Exercise details :: Transcribe every entry word for word, but skip the images.

Provided information ::
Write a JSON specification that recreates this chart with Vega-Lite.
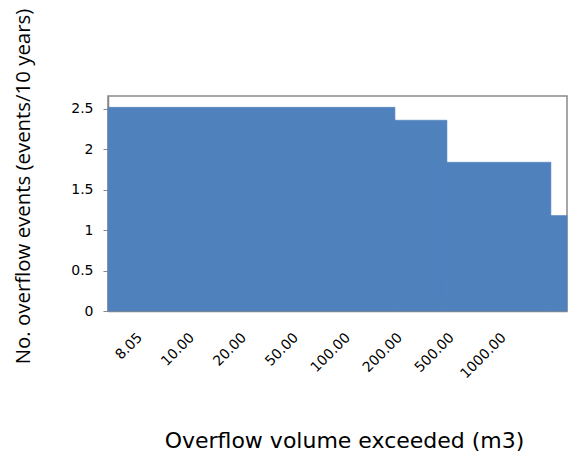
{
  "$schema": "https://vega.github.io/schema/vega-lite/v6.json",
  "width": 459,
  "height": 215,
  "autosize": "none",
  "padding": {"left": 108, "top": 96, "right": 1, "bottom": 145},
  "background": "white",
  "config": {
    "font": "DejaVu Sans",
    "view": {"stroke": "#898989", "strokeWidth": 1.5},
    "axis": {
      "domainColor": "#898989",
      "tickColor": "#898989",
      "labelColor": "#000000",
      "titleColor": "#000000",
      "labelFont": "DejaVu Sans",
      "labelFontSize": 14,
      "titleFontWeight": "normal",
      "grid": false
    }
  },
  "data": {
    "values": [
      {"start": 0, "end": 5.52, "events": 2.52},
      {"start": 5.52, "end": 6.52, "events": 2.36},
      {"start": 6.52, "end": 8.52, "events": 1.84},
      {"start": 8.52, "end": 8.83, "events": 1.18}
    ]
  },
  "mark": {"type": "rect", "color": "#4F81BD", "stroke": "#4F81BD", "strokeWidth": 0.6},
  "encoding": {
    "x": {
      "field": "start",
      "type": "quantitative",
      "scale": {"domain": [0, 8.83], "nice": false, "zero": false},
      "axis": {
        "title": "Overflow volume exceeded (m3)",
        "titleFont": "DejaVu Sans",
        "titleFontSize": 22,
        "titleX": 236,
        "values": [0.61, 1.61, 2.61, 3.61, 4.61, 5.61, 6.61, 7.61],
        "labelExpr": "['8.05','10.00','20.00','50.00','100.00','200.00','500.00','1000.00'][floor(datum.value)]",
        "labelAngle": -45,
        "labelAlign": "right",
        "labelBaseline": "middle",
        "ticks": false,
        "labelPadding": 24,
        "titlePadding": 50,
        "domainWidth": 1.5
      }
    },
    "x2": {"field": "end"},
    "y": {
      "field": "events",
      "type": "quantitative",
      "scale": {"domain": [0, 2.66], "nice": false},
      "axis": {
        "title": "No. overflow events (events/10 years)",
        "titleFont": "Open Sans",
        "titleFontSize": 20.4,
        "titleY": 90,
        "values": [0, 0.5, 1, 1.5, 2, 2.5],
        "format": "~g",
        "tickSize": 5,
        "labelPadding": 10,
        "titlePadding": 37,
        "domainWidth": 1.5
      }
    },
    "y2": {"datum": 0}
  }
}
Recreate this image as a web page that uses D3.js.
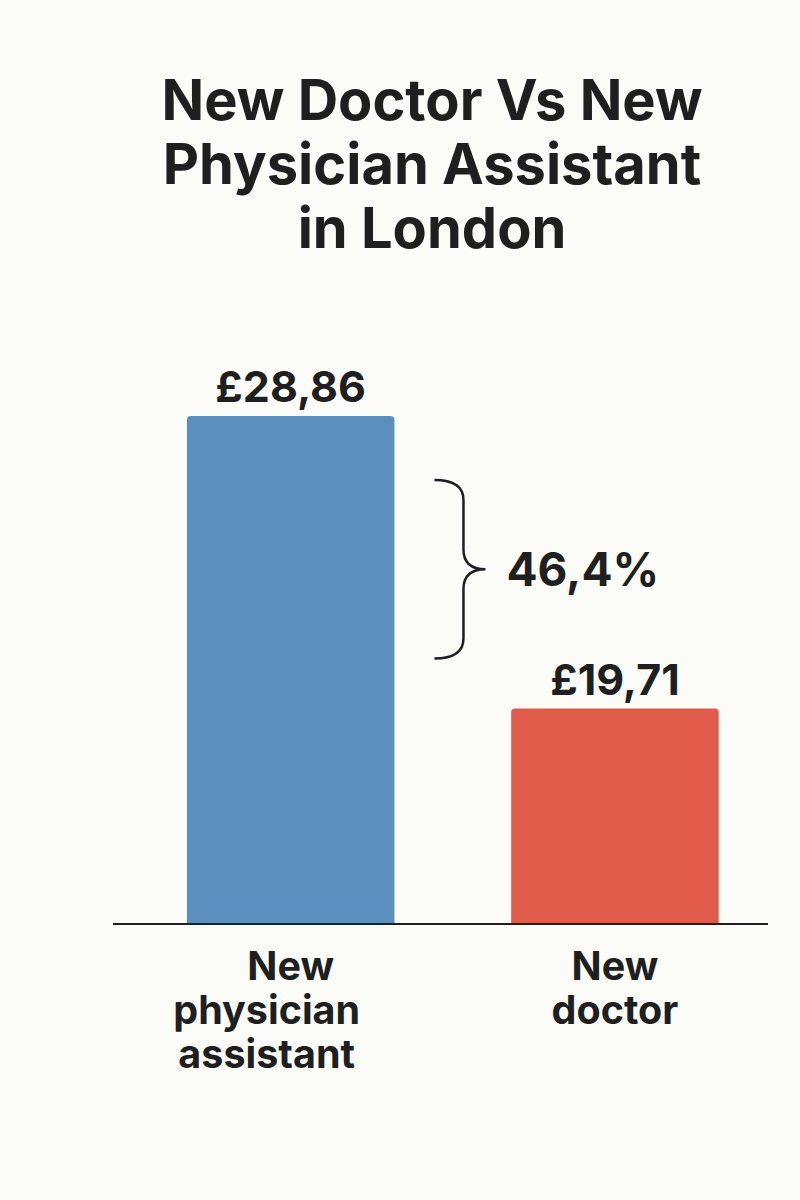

Exercise answer ::
Write a JSON specification that recreates this chart with Vega-Lite.
{
  "$schema": "https://vega.github.io/schema/vega-lite/v6.json",
  "width": 459,
  "height": 215,
  "autosize": "none",
  "padding": {"left": 108, "top": 96, "right": 1, "bottom": 145},
  "background": "white",
  "config": {
    "font": "DejaVu Sans",
    "view": {"stroke": "#898989", "strokeWidth": 1.5},
    "axis": {
      "domainColor": "#898989",
      "tickColor": "#898989",
      "labelColor": "#000000",
      "titleColor": "#000000",
      "labelFont": "DejaVu Sans",
      "labelFontSize": 14,
      "titleFontWeight": "normal",
      "grid": false
    }
  },
  "data": {
    "values": [
      {"start": 0, "end": 5.52, "events": 2.52},
      {"start": 5.52, "end": 6.52, "events": 2.36},
      {"start": 6.52, "end": 8.52, "events": 1.84},
      {"start": 8.52, "end": 8.83, "events": 1.18}
    ]
  },
  "mark": {"type": "rect", "color": "#4F81BD", "stroke": "#4F81BD", "strokeWidth": 0.6},
  "encoding": {
    "x": {
      "field": "start",
      "type": "quantitative",
      "scale": {"domain": [0, 8.83], "nice": false, "zero": false},
      "axis": {
        "title": "Overflow volume exceeded (m3)",
        "titleFont": "DejaVu Sans",
        "titleFontSize": 22,
        "titleX": 236,
        "values": [0.61, 1.61, 2.61, 3.61, 4.61, 5.61, 6.61, 7.61],
        "labelExpr": "['8.05','10.00','20.00','50.00','100.00','200.00','500.00','1000.00'][floor(datum.value)]",
        "labelAngle": -45,
        "labelAlign": "right",
        "labelBaseline": "middle",
        "ticks": false,
        "labelPadding": 24,
        "titlePadding": 50,
        "domainWidth": 1.5
      }
    },
    "x2": {"field": "end"},
    "y": {
      "field": "events",
      "type": "quantitative",
      "scale": {"domain": [0, 2.66], "nice": false},
      "axis": {
        "title": "No. overflow events (events/10 years)",
        "titleFont": "Open Sans",
        "titleFontSize": 20.4,
        "titleY": 90,
        "values": [0, 0.5, 1, 1.5, 2, 2.5],
        "format": "~g",
        "tickSize": 5,
        "labelPadding": 10,
        "titlePadding": 37,
        "domainWidth": 1.5
      }
    },
    "y2": {"datum": 0}
  }
}
Recreate this image as a web page that uses D3.js.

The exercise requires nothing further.